Hutchison will be make an impact with the Pirates
One reason for frustration with this deal was due to the fact that no one knew anything about Drew Hutchison besides his name. Then, when we looked at his stats, we see an ERA of 4.97 this season, a career ERA of 4.92, and a guy that is currently pitching in Triple-A. Not very intriguing to say the least.
But as we look further into the former Blue Jays pitcher, we can see a few things that could point to his success in Pittsburgh. For one, if the Pirates keep Hutchison in Triple-A Indianapolis until August 30th, they gain an extra year of control with him. That means the Pirates would have Hutchison under control through 2019. With how expensive starting pitching is becoming, this could be a bargain.
Hutchison also has shown that he has the ability to be successful. From 2010 through 2012, Hutchison dominated the minor leagues, with ERAs of 2.49 (2010), 2.53 (2011), and 2.11 (2012) before his call up at the end of 2012. He posted high strikeout rates and low walk rates in each season as well. And in his first half-season in the bigs, he didn’t pitch terribly, posting the always-tough 4.60 ERA in a tough AL East. But since that point, Hutchison has fallen off, at least in terms of results, but I’m still intrigued. He still posts high strikeout rates and low walks rates at the major league level, and he’s still young. Unfortunately, he doesn’t better the team this season, but should be a quality back-end of the rotation pitcher for the Pirates next season, with the ability to be much more than that. The acquisition of Hutchison was a move made with an eye on the long-term, not the short-term. Was he worth two top-ten prospects like Huntington claims he was? I find that hard to believe.
The last piece of this deal was salary relief for the Pirates, both for the remainder of this season and next. I don’t see the money saved this season being used to benefit the team much, but $13 million saved next year could prove valuable. Unfortunately, the free agent starting pitching market isn’t pretty this off-season, so it will be interesting to see how that money is used. Maybe it goes to an extension for a current player (Gerrit Cole perhaps? Unlikely, I know), or maybe the Pirates target one quality starting pitcher in free agency. I could see an Opening Day rotation next season of Gerrit Cole, Jameson Taillon, Tyler Glasnow, Drew Hutchison, and an external addition being a high-upside rotation with the potential for greatness, and the Pirates would have Chad Kuhl and Steven Brault as depth options. Then again, we have to see this money spent first to believe it.

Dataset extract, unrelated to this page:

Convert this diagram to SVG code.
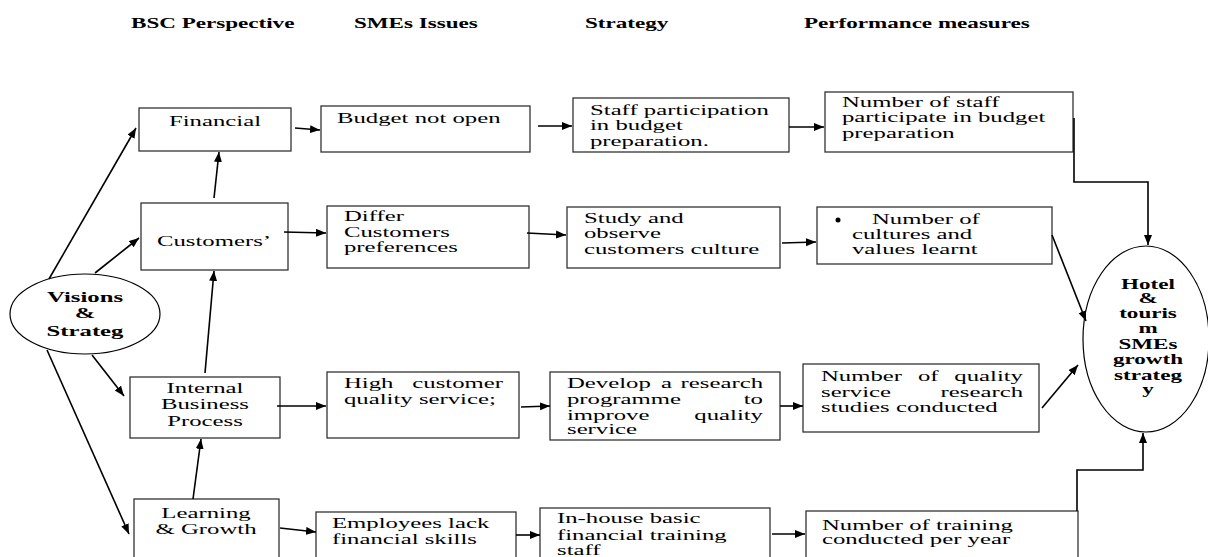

It’s easy to find the reasoning behind this deal: the Pirates wanted to save money on Francisco Liriano for next season so they can spend it this off-season, they wanted to add a back-end starter that was under control in the future, and they could deal prospects that they didn’t see as having a future with the big league team. But just because you can rationalize a deal doesn’t mean it was a good one. I think there were other ways to get rid of Liriano’s salary, including letting him finish the year and hoping he rebounds, or waiting until the off-season to trade him when the starting pitching market is barren. I would have also been okay with just Ivan Nova as the only starting pitcher addition at the deadline. I just think this deal wasn’t the only one possible for Neal Huntington, and that he was forced to make a crazy deal because he wanted to shed salary before this deadline. A wait-and-see approach could have accomplished shedding the salary while making a much more reasonable deal. Then again, only time will tell how this deal as a whole will play out.